**To do**
Output the lines below exactly, please, from the first line until the line with "const yLabelled = [0, 20, 40, 60, 80, 100];", counting both.
* Start *
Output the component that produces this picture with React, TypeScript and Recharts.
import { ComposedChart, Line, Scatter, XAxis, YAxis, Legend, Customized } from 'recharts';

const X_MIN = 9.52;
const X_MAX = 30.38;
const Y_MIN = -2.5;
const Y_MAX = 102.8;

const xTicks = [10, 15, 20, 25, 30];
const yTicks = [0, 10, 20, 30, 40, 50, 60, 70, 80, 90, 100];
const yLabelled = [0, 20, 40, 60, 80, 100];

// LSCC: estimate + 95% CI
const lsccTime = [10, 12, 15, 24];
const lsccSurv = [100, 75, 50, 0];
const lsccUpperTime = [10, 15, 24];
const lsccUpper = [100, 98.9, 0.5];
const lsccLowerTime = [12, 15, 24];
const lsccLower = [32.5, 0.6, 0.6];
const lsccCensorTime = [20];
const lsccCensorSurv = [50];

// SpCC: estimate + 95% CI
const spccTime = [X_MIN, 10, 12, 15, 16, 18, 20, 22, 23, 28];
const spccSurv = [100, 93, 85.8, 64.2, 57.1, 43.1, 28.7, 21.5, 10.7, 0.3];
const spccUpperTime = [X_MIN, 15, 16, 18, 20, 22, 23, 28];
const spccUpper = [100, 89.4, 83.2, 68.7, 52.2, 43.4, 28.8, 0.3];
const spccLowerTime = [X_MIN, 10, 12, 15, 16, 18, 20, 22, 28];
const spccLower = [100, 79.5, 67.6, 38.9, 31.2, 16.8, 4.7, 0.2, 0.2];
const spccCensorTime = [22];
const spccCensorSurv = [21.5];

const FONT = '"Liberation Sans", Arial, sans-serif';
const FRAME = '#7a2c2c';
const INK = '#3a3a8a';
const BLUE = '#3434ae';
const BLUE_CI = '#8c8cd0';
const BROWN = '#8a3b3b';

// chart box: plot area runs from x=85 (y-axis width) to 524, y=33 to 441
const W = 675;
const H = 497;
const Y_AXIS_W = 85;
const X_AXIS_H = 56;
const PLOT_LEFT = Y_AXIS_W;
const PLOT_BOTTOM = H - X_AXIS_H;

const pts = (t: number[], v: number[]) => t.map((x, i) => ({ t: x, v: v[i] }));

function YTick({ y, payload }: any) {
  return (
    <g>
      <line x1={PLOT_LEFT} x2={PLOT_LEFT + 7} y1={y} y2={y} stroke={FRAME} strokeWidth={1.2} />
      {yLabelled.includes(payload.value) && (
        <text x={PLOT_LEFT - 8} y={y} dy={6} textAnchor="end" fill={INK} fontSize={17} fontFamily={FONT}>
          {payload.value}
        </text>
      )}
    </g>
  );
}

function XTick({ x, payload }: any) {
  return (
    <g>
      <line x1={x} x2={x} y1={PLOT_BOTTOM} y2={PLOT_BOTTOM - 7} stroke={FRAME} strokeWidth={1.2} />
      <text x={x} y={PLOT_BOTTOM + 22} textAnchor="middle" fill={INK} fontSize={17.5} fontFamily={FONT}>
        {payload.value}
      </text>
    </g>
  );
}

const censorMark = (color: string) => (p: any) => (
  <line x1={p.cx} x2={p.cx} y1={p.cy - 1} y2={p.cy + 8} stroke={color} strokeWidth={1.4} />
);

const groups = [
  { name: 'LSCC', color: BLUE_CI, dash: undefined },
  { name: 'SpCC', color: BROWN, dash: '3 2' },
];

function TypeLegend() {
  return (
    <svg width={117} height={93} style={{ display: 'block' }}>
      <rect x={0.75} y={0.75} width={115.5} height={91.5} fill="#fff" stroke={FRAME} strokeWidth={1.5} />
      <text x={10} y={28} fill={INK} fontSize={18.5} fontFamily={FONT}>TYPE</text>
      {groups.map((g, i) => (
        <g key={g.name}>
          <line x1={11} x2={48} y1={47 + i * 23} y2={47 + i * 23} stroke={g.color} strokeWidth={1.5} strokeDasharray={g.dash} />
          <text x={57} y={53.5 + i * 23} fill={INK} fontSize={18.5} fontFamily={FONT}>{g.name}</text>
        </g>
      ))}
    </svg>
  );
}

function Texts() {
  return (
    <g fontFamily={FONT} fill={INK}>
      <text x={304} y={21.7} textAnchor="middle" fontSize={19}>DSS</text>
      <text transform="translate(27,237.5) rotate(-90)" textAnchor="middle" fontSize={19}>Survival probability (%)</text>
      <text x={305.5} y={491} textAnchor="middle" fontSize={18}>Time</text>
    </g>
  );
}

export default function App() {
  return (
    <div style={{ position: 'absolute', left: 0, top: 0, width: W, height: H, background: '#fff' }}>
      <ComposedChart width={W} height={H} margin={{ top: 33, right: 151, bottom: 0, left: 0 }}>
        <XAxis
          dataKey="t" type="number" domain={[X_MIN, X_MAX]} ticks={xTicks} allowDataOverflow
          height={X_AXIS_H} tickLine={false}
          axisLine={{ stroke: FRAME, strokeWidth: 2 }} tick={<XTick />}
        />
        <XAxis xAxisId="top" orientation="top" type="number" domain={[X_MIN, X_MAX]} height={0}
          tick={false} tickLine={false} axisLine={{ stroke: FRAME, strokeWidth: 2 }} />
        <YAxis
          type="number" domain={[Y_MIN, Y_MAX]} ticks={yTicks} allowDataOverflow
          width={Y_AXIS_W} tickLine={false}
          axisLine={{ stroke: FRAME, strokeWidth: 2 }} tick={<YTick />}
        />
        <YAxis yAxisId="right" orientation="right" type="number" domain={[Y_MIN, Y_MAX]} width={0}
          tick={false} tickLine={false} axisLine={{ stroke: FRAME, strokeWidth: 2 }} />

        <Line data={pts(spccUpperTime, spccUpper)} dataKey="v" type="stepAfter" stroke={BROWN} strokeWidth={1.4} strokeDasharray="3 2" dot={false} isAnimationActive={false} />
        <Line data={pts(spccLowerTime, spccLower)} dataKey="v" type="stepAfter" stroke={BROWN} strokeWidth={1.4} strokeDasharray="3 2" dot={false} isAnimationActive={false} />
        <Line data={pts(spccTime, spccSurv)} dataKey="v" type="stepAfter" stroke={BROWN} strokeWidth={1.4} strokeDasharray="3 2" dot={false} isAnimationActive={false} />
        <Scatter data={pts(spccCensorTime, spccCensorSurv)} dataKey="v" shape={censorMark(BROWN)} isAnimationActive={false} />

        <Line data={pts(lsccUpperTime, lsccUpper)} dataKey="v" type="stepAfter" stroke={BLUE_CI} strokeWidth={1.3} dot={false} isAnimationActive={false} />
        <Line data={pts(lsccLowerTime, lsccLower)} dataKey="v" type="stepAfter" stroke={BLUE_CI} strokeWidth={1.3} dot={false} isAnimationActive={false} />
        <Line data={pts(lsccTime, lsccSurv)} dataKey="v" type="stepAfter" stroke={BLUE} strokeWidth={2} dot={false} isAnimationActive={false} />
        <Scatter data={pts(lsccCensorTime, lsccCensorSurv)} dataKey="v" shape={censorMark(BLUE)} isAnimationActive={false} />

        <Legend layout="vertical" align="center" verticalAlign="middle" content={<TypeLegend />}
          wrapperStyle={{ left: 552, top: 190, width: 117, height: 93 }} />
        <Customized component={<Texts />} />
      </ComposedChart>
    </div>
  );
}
* End *
**The result**
Output the component that produces this picture with React, TypeScript and Recharts.
import { ComposedChart, Line, Scatter, XAxis, YAxis, Legend, Customized } from 'recharts';

const X_MIN = 9.52;
const X_MAX = 30.38;
const Y_MIN = -2.5;
const Y_MAX = 102.8;

const xTicks = [10, 15, 20, 25, 30];
const yTicks = [0, 10, 20, 30, 40, 50, 60, 70, 80, 90, 100];
const yLabelled = [0, 20, 40, 60, 80, 100];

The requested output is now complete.